User Story Mapping with Favro

User story mapping allows you to see the big picture product forest through the individual user story trees. A term and technique coined by Jeff Patton, user story mapping brings a logical order to your stories, as they pertain to the expected user journey through your product. The basic concept is to lay out your user stories on a board, grouped by headings that represent the backbone of your product, in the order customers will experience them. This simple exercise can make the difference between product failure and success, not only at launch but also as features are added and refinements made.

Setting up user story mapping

Here’s a good way to handle user story mapping in Favro. I’m using an example of an online restaurant reservation app. I recommend first using Project tree view in the backlog (list) to build your core product vision: Epics broken down to Features broken down to User Stories type of thing.

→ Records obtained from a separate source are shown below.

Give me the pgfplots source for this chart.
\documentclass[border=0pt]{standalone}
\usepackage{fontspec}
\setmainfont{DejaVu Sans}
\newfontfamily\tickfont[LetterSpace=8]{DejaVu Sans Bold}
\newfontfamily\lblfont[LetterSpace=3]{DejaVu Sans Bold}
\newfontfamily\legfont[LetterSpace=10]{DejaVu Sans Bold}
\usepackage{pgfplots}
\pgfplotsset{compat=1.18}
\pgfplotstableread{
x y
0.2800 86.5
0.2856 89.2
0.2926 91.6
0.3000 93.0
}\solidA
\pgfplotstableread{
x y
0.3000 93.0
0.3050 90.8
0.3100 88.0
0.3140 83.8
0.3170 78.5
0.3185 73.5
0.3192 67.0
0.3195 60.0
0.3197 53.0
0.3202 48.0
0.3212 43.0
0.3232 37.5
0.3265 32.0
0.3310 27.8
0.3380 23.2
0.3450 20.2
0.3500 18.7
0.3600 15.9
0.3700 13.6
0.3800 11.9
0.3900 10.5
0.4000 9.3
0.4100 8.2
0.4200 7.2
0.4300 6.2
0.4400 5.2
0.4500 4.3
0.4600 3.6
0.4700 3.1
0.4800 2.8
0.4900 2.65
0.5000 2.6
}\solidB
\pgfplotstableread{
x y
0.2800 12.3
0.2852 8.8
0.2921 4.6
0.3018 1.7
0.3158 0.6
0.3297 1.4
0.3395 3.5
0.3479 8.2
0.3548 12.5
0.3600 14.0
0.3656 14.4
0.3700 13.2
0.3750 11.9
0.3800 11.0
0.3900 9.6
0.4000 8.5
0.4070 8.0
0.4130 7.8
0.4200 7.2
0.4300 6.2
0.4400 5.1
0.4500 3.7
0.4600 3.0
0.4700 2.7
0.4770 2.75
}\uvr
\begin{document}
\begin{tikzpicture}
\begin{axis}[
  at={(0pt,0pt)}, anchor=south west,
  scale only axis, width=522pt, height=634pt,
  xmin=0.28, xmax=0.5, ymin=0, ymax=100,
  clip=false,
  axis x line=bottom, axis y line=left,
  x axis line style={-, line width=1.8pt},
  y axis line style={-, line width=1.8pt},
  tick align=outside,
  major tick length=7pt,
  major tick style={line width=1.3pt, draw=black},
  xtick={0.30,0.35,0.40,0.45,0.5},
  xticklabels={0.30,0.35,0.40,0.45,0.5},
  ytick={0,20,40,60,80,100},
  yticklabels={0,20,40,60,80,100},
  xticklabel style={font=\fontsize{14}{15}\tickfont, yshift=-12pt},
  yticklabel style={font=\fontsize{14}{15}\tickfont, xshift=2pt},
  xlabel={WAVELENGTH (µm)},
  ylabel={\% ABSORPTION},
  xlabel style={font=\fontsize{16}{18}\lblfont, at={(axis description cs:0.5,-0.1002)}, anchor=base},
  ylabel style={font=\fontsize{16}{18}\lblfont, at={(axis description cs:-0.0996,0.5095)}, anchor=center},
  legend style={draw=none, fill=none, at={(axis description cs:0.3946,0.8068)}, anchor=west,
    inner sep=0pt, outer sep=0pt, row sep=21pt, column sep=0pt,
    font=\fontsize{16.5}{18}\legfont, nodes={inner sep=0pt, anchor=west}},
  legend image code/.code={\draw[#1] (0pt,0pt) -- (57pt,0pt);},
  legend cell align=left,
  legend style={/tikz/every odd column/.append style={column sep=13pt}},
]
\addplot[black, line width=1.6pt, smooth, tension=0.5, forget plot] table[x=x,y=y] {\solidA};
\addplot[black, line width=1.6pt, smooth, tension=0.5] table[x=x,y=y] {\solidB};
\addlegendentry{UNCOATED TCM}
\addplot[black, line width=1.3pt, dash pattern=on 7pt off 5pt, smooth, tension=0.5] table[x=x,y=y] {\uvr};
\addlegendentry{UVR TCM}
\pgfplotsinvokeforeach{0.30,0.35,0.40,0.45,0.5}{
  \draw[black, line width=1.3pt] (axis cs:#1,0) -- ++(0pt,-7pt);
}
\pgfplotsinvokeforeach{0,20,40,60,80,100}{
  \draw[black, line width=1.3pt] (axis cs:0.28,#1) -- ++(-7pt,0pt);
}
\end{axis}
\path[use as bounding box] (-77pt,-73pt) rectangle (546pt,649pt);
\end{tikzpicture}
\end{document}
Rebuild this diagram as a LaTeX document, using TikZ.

favro backlog example of an online restaurant reservation app
User Story Mapping Backlog

Once you have all your features created and grouped along your major product backbone Epics, the team will want to begin visualizing the product’s user story map. Favro boards are perfect for this. Each column is titled with the major Epics in order of the expected user journey through the app. Feature cards are dragged from the backlog and dropped in the corresponding column, with a rough prioritization represented by which cards are at the top of each column. An initial map could look something like this:

reservation app in favro initial
Story Map Kanban Board

As you iterate on the user story map, breaking Features down into more detailed, granular User Stories and also adding releases via lanes, with your first release being the minimum viable product, it could look like this:

reservation app in favro, improved
Story Map Kanban Board with Lanes

With the resulting, more granular backlog looking like this:

reservation app in favro, its corresponding backlog
Granular Backlog

Live user story maps

From there it’s all about continuing to iterate either on the same user story map board or using a different board for each pass. Of course, you can also use tags to call out things like Release and Priority directly on the cards. If you don’t want to write the full User Story in the card title, either use the card description field or create a custom field that would look like this:

favro card with User Story
User Story Field in Card

Making it happen

With the user story map providing a clear way forward, it’s now time to make the product a reality. Since Favro uniquely allows for cards to be on multiple boards at the same time, user stories can be dragged either from the backlog or from the user story map board to actual team Scrum or Kanban boards. Make sure you’re keeping the cards on both boards with a ‘command + drag’ or setting your ‘Profile and account… -> Preferences -> Drag card action’ to ‘Add’. If your teams have separate collections, you can also add user stories to team flow boards directly from the card pop up menu via “Add or move to…’.

favro team board example
Team Specific Kanban Board

Thanks to relations on the user story cards product owners will be able to see how user stories are progressing towards completion directly from the user story map, even if the work is being done by multiple teams across multiple Favro collections.

reservation app in favro, second and final pass
User Story Kanban Board

Seeing the way

User story mapping adds a meta-level of clarity to your product development. It may take a bit more time, but it’s time well invested, providing product owners, process owners, and developers with a product overview, from the intended user experience perspective.